One well-known quote by Loughborough appeared in an October 8, 1861 Review and Herald article (now the Adventist Review), in which he was quoted speaking against the formation of creeds:

J. N. Loughborough declared that “the first step of apostasy is to get up a creed, telling us what we shall believe. The second is to make that creed a test of fellowship. The third is to try members by that creed. The fourth is to denounce as heretics those who do not believe that creed. And fifth, to commence persecution against such. I plead that we are not patterning after the churches in any unwarrantable sense in the step proposed.”

After others spoke, James White, in his inimitable fashion, made a comprehensive statement that had lasting significance. It included: “I take the ground that creeds stand in a direct opposition to the gifts.

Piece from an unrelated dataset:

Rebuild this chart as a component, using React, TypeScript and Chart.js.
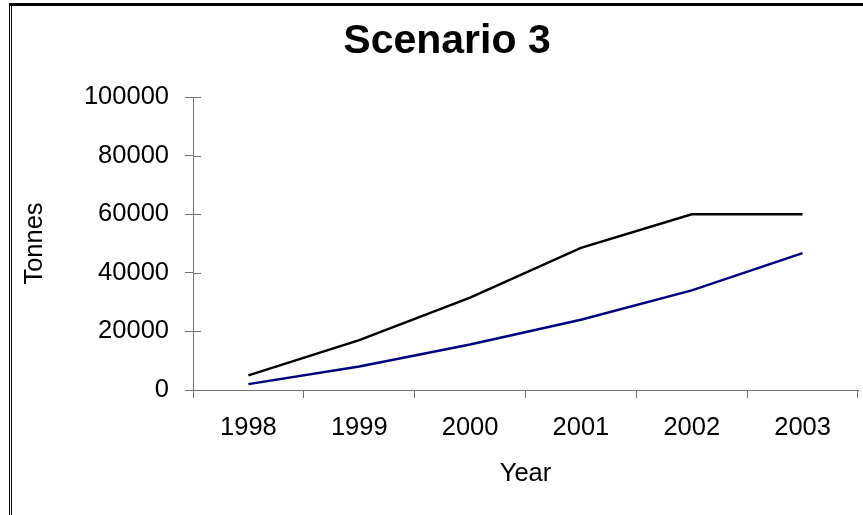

Let us suppose a case: We get up a creed, stating just what we shall do in reference to this thing and that, and say that we will believe the gifts too.

“But suppose the Lord, through the gifts, should give us some new light that did not harmonize with our creed; then, if we remain true to the gifts, it knocks our creed all over at once. Making a creed is setting the stakes, and barring up the way to all future advancement. God put the gifts into the church for a good and great object; but men who have got up their churches, have shut up the way or have marked out a course for the Almighty. They say virtually that the Lord must not do anything further than what has been marked out in the creed.

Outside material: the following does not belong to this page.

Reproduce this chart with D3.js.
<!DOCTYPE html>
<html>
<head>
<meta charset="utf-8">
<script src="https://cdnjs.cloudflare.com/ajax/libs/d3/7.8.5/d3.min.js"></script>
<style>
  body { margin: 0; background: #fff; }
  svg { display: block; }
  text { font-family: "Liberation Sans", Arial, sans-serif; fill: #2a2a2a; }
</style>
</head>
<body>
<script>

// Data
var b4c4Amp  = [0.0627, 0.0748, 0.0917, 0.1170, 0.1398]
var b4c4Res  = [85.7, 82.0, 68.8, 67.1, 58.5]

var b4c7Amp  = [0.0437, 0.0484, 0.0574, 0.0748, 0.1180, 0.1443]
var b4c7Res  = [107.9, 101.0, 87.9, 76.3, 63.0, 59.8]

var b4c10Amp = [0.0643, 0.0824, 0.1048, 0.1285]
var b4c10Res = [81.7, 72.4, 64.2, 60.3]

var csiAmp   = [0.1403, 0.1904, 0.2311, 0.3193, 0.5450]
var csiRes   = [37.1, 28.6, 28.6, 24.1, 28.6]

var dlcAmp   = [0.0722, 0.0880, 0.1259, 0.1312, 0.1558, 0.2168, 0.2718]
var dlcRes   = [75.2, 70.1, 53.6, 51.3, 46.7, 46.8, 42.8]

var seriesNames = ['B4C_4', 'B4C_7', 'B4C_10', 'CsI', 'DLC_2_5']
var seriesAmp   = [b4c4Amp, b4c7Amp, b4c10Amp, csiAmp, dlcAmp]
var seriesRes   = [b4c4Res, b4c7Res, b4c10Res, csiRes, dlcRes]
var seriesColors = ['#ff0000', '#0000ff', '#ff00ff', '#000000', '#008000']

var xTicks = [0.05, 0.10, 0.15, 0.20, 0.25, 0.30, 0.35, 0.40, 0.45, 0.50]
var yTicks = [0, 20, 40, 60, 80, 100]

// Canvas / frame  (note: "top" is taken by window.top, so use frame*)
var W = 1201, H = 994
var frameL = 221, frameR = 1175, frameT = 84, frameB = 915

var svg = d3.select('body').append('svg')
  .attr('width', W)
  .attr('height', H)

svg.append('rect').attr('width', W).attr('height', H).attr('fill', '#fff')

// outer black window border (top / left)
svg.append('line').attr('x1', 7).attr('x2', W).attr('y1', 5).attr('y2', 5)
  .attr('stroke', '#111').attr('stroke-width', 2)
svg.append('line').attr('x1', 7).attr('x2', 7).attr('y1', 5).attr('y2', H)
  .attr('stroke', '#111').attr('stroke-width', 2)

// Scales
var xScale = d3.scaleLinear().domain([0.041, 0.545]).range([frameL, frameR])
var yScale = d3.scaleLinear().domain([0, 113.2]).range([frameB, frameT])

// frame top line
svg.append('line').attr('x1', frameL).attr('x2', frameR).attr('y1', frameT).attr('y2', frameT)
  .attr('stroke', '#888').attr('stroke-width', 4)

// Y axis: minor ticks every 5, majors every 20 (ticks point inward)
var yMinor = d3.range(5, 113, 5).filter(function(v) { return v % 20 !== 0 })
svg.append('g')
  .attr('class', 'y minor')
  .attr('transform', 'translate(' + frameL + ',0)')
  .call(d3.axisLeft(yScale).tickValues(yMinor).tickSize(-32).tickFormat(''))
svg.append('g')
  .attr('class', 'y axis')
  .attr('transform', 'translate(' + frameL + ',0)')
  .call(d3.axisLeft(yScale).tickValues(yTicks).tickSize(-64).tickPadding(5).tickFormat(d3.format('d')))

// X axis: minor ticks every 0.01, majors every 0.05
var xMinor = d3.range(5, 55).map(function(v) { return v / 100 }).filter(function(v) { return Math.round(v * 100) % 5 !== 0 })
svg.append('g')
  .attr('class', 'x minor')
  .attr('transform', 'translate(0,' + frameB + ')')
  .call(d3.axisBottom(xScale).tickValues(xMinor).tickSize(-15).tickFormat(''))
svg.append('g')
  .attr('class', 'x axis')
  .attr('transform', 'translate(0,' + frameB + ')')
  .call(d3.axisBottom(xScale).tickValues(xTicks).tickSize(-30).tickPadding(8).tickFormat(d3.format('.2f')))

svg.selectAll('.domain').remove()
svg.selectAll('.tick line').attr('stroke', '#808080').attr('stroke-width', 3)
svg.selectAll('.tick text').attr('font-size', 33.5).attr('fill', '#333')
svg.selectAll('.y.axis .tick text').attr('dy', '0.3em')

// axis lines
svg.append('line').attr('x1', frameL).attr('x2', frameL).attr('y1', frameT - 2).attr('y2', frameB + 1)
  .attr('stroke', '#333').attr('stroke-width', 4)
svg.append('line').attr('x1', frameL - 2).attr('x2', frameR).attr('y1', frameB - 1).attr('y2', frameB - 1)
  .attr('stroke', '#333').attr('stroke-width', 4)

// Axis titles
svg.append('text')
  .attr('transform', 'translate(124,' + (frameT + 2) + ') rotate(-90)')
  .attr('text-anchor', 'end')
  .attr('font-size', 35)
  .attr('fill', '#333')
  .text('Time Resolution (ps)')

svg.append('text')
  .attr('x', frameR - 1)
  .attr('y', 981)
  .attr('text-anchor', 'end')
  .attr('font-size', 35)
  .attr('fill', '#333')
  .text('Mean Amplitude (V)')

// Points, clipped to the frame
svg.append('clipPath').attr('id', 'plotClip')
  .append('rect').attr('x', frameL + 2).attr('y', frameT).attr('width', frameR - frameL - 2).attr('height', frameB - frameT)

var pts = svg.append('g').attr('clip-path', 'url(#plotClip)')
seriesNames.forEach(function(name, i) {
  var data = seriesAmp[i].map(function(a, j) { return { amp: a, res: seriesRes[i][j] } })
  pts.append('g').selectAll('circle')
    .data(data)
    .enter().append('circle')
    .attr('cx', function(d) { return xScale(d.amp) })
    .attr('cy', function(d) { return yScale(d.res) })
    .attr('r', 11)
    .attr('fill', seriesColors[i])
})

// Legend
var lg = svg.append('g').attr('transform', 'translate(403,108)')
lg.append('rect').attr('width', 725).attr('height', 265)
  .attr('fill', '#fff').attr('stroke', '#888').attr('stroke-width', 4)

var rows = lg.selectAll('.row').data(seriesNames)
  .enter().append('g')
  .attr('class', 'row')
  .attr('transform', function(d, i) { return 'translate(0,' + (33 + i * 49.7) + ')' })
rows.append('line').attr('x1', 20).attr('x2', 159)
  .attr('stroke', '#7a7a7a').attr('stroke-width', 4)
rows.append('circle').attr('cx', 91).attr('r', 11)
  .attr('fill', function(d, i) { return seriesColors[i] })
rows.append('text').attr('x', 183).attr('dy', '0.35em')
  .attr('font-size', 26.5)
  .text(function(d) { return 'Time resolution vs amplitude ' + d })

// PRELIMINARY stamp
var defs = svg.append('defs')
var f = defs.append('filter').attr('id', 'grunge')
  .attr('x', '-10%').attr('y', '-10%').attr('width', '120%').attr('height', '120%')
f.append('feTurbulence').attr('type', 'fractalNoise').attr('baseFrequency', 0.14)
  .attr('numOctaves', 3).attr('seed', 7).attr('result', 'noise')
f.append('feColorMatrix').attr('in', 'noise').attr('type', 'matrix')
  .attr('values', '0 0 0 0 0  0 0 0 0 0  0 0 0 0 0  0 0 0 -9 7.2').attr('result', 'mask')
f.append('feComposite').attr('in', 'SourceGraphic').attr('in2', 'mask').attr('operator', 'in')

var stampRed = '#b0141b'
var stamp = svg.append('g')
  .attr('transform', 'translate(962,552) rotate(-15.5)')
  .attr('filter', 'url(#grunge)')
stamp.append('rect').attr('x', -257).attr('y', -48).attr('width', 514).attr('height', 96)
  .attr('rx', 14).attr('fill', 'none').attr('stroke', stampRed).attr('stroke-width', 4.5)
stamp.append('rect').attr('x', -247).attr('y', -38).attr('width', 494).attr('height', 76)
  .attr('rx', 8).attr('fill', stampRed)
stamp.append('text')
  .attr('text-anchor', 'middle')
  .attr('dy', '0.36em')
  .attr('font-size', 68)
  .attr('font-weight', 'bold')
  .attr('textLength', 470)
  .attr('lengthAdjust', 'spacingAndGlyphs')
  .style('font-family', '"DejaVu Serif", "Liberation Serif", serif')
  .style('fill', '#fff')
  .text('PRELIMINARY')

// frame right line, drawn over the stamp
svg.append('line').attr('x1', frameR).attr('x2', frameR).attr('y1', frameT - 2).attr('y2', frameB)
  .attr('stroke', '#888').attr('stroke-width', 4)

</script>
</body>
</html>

“A creed and the gifts thus stand in direct opposition to each other. Now what is our position as a people? The Bible is our creed. We reject everything in the form of a human creed. We take the Bible and the gifts of the Spirit; embracing the faith that thus the Lord will teach us from time to time. And in this we take a position against the formation of a creed. We are not taking one step, in what we are doing, toward becoming Babylon."

Daniel 11:40-45 in reference to “The King of the North” is Turkey and not Papal Rome. Elder John Loughborough made this very clear in response to a inquiry on this subject. The close of human probation will be a surprise for many that believe otherwise.